» Aim: Retype the lines beneath this one, from the first through the line containing "from matplotlib.patches import FancyArrow". Pictures are left out.

··· Raw data ···

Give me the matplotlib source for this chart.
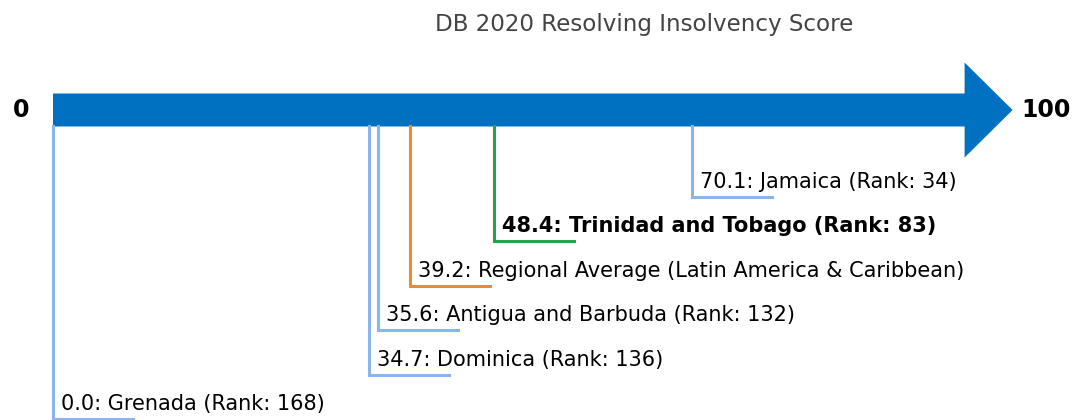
import matplotlib.pyplot as plt
from matplotlib.patches import FancyArrow

# score data
names = ["Jamaica", "Trinidad and Tobago", "Regional Average (Latin America & Caribbean)",
         "Antigua and Barbuda", "Dominica", "Grenada"]
scores = [70.1, 48.4, 39.2, 35.6, 34.7, 0.0]
ranks = [34, 83, None, 132, 136, 168]
colors = ["#8ab4ec", "#2ca048", "#f28a2a", "#8ab4ec", "#8ab4ec", "#8ab4ec"]
bold = [False, True, False, False, False, False]

W, H = 1072, 420
x0, scale = 53, 9.116  # pixel position of 0, pixels per point

fig = plt.figure(figsize=(W / 100, H / 100), dpi=100)
ax = fig.add_axes([0, 0, 1, 1])
ax.set_xlim(-x0 / scale, (W - x0) / scale)
ax.set_ylim(H, 0)
ax.axis("off")

# axis arrow
ax.add_patch(FancyArrow(0, 110, 100, 0, width=33, head_width=95, head_length=48 / scale,
                        length_includes_head=False, color="#0070c0", lw=0))
ax.text((21 - x0) / scale, 110, "0", ha="center", va="center", fontsize=17,
        fontweight="bold")
ax.text((1021 - x0) / scale, 110, "100", ha="left", va="center", fontsize=17,
        fontweight="bold")

ax.text((644 - x0) / scale, 25, "DB 2020 Resolving Insolvency Score",
        ha="center", va="center", fontsize=16.6, color="#444444")

seg = 80 / scale
for i, (n, s, r, c, b) in enumerate(zip(names, scores, ranks, colors, bold)):
    y = 197 + 44.4 * i
    ax.plot([s, s, s + seg], [126, y, y], color=c, lw=2.2, solid_joinstyle="miter",
            clip_on=False)
    label = f"{s:.1f}: {n}" + (f" (Rank: {r})" if r is not None else "")
    ax.text(s + 8 / scale, y - 5, label, ha="left", va="bottom", fontsize=15,
            fontweight="bold" if b else "normal", color="black")

fig.savefig("out.png", dpi=100)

···

» Exercise result:
Give me the matplotlib source for this chart.
import matplotlib.pyplot as plt
from matplotlib.patches import FancyArrow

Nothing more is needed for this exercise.